Kevin Tennent, a lecturer at the York School of Management, has posted something on his blog that got me thinking about the recent turn towards historical analysis by people in business and management schools.
Scholars in business schools draw on a wide variety of disciplines and paradigms in understanding how firms operate in the real world. This eclecticism is, of course, a good thing, since no single discipline can provide all the answers. However, I think that it is safe to say that until recently, business history occupied a much smaller place in the toolkit of business scholars than economics.
There has, recently, been a shift away from the largely deductive approach of the economists towards the inductive approach favoured by historians. Indeed, narrative approaches to studying organisations have been adopted by scholars in business schools. (See here).
Dr Tennent has given us an update on the business history papers presented at the recent British Academy of Management conference. Tennent and John Wilson, Professor of Strategy at the University of Liverpool Management School, have been able to revive the Business and Management History track within the BAM Conference at Aston Business School. Dr Tennent informs us that there will be a sessions devoted to business history at the next BAM Conference, which will be held in Cardiff in 2012.
The BAM conference just concluded featured a session on international retail history, organised by Professor Andrew Godley from Henley Business School at Reading. Nicholas Alexander of Lancaster University Management School made an enjoyable contribution contrasting ‘globalisation era 1’ (i.e. 1870-1929) international retailers to ‘globalisation era 2’ (1970-present) retailers. There was also a workshop on the use of archives by management scholars. This session was introduced by Dr Terry Gourvish in his guise as Chairman of the Business Archives Council, who introduced the concept of archival research and some of its advantages first.
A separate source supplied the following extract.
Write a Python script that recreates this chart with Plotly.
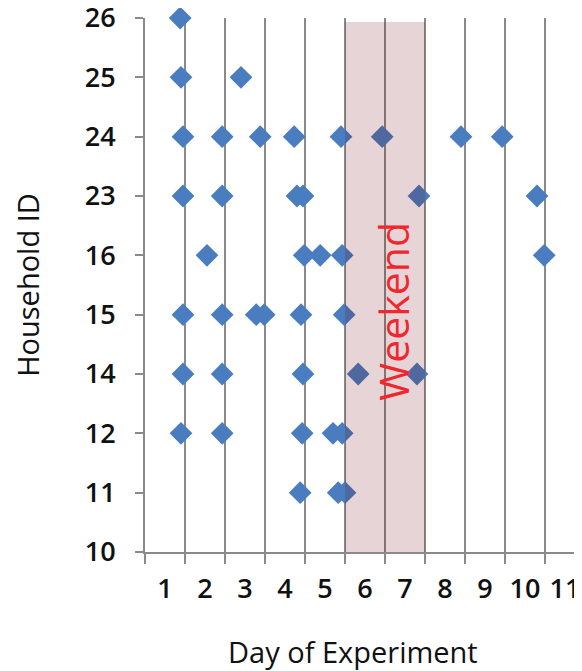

It’s nice to see that management scholars, at least those in Britain, are turning to historical analysis. Aside from the hard work by Tennent and John Wilson in organizing these sessions, one can attribute the growing interest in business schools in the discipline with the increasingly evident problems in the discipline of economics. The serious limitations of neoclassical economics have been highlighted by the 2008 crisis.
As Roger Backhouse showed in his recent book The Puzzle of Modern Economics: Science or Ideology? the financial crisis has caused many academics to question the descriptive and predictive value of economics and the assumptions (e.g., the rational actor theory) under which mainstream economists operate.
As Professor Geoffrey Hosking noted in a recent paper on the History and Policy website,
There is a widespread feeling that the science of economics has lost its way. Its current orthodoxy is a belated child of nineteenth century Utilitarianism. It is trapped in a narrow and misleading view of human nature which regards human beings as individuals motivated by material self-interest and making rational choices with a wide range of good information normally available to them. Most economists seem to believe the aim of economic policy should be to promote growth through the medium of markets – which by nature are self-correcting, tend towards equilibrium, assess risk better than any government agency, and ensure the most efficient allocation of resources.
The current economic crisis has cast fundamental doubt on all of this. It has shown that markets do not assess risk well, do not allocate resources efficiently and, when unrestrained, tend towards the unstable disequilibrium of boom and bust. But where are we to look for more reliable guidelines? George Akerlof and Robert Shiller have accused economists of ignoring the vital input of ‘animal spirits’, a term they borrow from John Maynard Keynes. Similarly, according to the Financial Times, at a recent gathering of leading economists in Cambridge to discuss the failures of economics, ‘One of the central conclusions was that economists and market traders alike need to devote far more time to human psychology, rather than just the raw economic numbers beloved of many policy wonks.’
Indeed, the economics profession has lost the respect of much of the broader culture as a result of the 2008 GFC. Prior to 2008, books that purported to use economics to explain everything, such as Freakonomics, became best sellers. Since 2008, there has been far more scepticism about whether economics can even explain how financial markets work. In 2009, Queen Elizabeth, who was cutting a ribbon of a new building at the London School of Economics, asked a group of economists why nobody in the economics profession had seen the financial crisis coming. The failure of the economists to answer this innocent question in a satisfactory way has undermined the credibility of their discipline in the eyes of the general public and, I think, academics in the various disciplines clustered together in management schools.
It should be noted that books on business-historical topics, such as The Match King: Ivar Kreuger and the Financial Scandal of the Century: Ivan Kreuger and the Financial Scandal of the Century and This Time It’s Different have also sold well in the aftermath of the GFC. There is a real appetite for historical analysis out there.
Disciplines such as history and psychology may be able to fill the vacuums in both academic and popular discourse that economics has vacated. It remains to be seen, however, whether this trend continues.